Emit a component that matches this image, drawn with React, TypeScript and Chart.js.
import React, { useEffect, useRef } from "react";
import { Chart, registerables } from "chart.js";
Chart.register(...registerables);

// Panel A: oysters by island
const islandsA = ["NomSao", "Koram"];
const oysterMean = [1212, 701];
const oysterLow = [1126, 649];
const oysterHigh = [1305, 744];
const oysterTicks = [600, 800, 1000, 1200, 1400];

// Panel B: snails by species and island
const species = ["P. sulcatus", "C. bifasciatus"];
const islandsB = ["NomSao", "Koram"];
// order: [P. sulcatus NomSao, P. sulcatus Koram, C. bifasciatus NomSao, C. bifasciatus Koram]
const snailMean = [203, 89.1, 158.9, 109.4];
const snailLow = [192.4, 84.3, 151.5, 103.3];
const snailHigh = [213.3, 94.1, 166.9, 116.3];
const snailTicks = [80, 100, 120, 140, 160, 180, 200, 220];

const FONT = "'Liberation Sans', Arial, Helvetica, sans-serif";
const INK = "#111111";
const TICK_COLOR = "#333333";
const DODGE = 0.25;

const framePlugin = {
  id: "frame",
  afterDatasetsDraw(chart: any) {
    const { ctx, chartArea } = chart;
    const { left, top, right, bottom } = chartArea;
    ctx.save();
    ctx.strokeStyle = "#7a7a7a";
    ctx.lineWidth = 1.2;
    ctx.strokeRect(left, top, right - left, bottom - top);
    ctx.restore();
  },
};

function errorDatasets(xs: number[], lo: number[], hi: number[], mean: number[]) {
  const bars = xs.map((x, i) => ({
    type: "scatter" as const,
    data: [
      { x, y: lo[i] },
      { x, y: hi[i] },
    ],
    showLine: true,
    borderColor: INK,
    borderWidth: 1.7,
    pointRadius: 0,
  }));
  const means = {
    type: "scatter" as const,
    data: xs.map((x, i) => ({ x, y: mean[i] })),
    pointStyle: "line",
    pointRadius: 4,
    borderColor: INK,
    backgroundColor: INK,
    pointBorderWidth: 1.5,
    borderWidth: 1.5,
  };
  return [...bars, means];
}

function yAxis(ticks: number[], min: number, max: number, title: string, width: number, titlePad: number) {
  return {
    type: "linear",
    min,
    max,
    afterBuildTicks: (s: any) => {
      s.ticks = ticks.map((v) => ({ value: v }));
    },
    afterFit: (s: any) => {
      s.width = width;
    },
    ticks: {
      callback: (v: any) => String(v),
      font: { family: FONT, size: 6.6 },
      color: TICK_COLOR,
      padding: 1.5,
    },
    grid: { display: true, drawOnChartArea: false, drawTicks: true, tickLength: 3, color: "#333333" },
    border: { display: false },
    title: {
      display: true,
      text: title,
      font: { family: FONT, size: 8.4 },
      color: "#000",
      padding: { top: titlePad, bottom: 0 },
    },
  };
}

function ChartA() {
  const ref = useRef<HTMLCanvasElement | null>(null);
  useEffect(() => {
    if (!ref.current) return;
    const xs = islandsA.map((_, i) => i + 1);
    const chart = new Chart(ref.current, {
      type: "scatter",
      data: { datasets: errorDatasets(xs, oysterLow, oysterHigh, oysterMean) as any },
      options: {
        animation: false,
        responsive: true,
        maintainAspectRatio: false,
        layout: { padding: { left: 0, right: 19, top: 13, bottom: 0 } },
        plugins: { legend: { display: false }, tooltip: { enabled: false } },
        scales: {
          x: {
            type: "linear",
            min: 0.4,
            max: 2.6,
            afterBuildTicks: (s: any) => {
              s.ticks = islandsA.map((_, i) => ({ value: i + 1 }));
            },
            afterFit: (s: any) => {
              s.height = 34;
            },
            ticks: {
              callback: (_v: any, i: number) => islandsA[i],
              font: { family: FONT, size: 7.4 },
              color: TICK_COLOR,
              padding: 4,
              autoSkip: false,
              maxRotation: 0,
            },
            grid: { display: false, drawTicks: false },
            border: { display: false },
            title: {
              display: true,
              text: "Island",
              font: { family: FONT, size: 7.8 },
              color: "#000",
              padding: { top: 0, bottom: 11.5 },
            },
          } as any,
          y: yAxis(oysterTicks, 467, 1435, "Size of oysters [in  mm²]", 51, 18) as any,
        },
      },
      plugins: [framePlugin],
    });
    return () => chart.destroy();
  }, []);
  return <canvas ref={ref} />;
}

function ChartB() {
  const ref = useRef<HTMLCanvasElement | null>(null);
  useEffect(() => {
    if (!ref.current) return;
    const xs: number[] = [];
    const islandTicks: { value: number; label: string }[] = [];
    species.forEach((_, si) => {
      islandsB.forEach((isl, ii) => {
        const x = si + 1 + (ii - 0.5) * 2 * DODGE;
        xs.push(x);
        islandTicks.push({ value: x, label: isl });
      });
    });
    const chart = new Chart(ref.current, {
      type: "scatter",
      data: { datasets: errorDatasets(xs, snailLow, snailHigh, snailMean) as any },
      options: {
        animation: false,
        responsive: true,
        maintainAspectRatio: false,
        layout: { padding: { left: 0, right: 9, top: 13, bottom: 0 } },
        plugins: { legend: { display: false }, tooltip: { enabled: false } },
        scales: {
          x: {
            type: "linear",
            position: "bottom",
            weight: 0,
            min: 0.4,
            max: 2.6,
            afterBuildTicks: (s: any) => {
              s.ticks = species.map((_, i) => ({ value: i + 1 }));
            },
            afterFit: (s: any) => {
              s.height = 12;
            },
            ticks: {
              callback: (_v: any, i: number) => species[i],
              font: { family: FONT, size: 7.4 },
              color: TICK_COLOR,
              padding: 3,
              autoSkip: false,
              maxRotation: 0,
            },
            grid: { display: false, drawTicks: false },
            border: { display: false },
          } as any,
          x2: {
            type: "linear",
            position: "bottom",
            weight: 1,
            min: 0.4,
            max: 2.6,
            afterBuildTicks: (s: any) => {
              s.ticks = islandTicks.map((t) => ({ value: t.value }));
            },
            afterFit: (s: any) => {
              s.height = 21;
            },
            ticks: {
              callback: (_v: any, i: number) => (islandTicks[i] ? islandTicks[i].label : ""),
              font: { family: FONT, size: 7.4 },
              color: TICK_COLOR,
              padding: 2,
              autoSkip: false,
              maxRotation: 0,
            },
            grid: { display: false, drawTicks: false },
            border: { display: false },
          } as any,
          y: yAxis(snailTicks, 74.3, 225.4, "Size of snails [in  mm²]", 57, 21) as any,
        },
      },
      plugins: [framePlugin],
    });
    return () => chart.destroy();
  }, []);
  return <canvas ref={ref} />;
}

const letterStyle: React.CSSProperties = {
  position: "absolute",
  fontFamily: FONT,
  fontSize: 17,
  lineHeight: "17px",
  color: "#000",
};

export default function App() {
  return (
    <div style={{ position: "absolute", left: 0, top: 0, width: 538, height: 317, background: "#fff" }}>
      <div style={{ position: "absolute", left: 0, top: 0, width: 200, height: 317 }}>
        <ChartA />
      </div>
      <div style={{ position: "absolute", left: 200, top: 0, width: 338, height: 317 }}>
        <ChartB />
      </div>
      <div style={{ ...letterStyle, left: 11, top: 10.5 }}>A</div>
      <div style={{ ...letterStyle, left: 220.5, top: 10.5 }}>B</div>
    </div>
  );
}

==================================================

In the listing above, please print only the lines from the first one to the line where "const snailTicks = [80, 100, 120, 140, 160, 180, 200, 220];" appears, exactly as written, both of those lines included.

### Solution to this exercise
Emit a component that matches this image, drawn with React, TypeScript and Chart.js.
import React, { useEffect, useRef } from "react";
import { Chart, registerables } from "chart.js";
Chart.register(...registerables);

// Panel A: oysters by island
const islandsA = ["NomSao", "Koram"];
const oysterMean = [1212, 701];
const oysterLow = [1126, 649];
const oysterHigh = [1305, 744];
const oysterTicks = [600, 800, 1000, 1200, 1400];

// Panel B: snails by species and island
const species = ["P. sulcatus", "C. bifasciatus"];
const islandsB = ["NomSao", "Koram"];
// order: [P. sulcatus NomSao, P. sulcatus Koram, C. bifasciatus NomSao, C. bifasciatus Koram]
const snailMean = [203, 89.1, 158.9, 109.4];
const snailLow = [192.4, 84.3, 151.5, 103.3];
const snailHigh = [213.3, 94.1, 166.9, 116.3];
const snailTicks = [80, 100, 120, 140, 160, 180, 200, 220];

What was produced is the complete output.